On Monday there were shock waves sent through MLS and the entirety of US Soccer when a multi-billion dollar offer to the league was made public. Sports Business Journal reported that international media company MP & Silva offered to pay $4 billion to MLS for their worldwide television rights deals over a ten year period as soon as their current contracts with Fox, ESPN, and Univision expire. Right now MLS only makes less than $100 million a year in domestic rights deals so it would be an enormous cash influx for the league. There’s just one catch…
MLS would have to adopt a promotion-relegation system as seen around the rest of world soccer.
For MLS, it’s a non-starter. Given MLS’s hardline stance against promotion and relegation, this appears to be mostly a headline grabber and a fantasy scenario. Most relevant in the here and now, MLS can’t just go ahead and sign a new rights deal today. The current broadcasters (Fox, ESPN, Univision) have an exclusive negotiating window with MLS when it will become time to renegotiate their contracts in the next decade. Silva could offer $400 billion to MLS but it legally can’t happen until the window with the current rights partners passes.
MP & Silva also have a decisive interest in MLS going that route as Riccardo Silva is an owner for Miami FC of the NASL. He even paid to have the Florida International University football stadium named after him as they host Miami FC home games. There’s no way for Silva and Miami FC to make it to the big leagues of MLS unless a promotion-relegation system exists across the US Soccer pyramid. It’s also not a coincidence that a study put forward by Silva says that promotion-relegation would be beneficial for the whole of US Soccer.
Of course, there is some truth in that. And those in favor of the USA adopting promotion and relegation are just as fervent in their stance as MLS is in their stance.
Stepping back from those entrenched positions, there has to at least be some intrigue from MLS here, doesn’t there? I mean, we’re talking a quadrupling of their rights fees. Four. Billion. Dollars. And sure, that money would have to be spread over the entirety of the pyramid, but that sudden cash windfall can’t be overlooked.
Imagine what American soccer teams could do with a few extra hundred million dollars lying around. Could it be put to signing more top quality players? Improving the depth of quality not just across MLS, but the NASL and USL as well? Would adopting a promotion-relegation system make MLS more attractive (and thereby more profitable) on the world stage to players and investors?
And then there are the traditional arguments in favor of promotion and relegation. It makes the regular season more exciting from top to bottom. While every other sport has to address issues of tanking and games between teams at the bottom of the standings not meaning anything, the threat of relegation adds a sense of urgency to every single regular season game. I’d imagine at some level that would make MLS’s television partners more interested as the league looks for any and every way possible to raise its beleaguered television ratings. A billion dollar rights deal like this could also boost NASL or USL as those games (with spots in the top division on the line) would become infinitely more important. Imagine following a long-time MLS team like the Chicago Fire or Columbus Crew in the lower leagues as they try to fight their way back to the top.

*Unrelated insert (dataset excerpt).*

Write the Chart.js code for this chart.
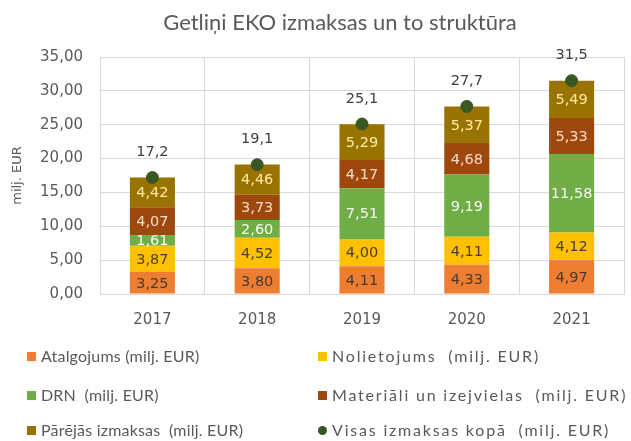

But therein lies the reason why promotion and relegation is still far away across the horizon. MLS teams and owners don’t want to risk the threat of dropping down a division. They don’t want to risk leaving MLS and heading to the USL or NASL, where the average attendance is 25% of the top league. Then there is the reality that prospective MLS owners aren’t forking over $150 million in expansion fees with the threat of relegation even as a remote possibility.
MLS, as a single entity, has been built first on the survival of its franchises and then the growth of the league. That’s been the lesson learned from past boom and bust efforts to make professional soccer a staple of the American sports scene. And with a promotion-relegation system suddenly thrust upon teams, owners, and fanbases, the unknowns of those risks are front and center of the minds of MLS. Given the different rules and regulations across the board, you would have to rebuild the entire US Soccer pyramid almost from scratch.
Fans may want promotion and relegation, but do they want a world of free spending and no salary cap with it? Do they really want MLS and US Soccer to look like England or Spain where just a handful of teams (aside from Leicester’s miracle) have a realistic chance of winning the championship? Then there’s the question of what would happen to the club and the fanbase for the first MLS team that gets relegated? Would fans of DC United show up to games if they were playing Indy Eleven instead of NYCFC? Even with the guarantee of parachute payments and TV rights, it’s impossible to predict the widespread impact.
It’s fun to play the what-if game with promotion and relegation. Could it be the switch that needs flipped to grow the game and make the league more relevant, especially with televised regular season games? Could it be something that drives interest in the pro leagues across America? Is it the pathway towards making MLS more competitive with major leagues around the world? Perhaps, but there are so many obstacles to it that even billions in rights fees can’t quickly overcome.
Right now the biggest obstacle is the willpower of MLS itself. Don Garber and the league have built MLS on the model of American professional sports rather than world soccer. Their single entity system and quickened pace of expansion to 28 teams runs counter-intuitive to a traditional promotion-relegation system. Simply put, the dream of MLS is to be the soccer version of the NFL rather than the American version of the EPL.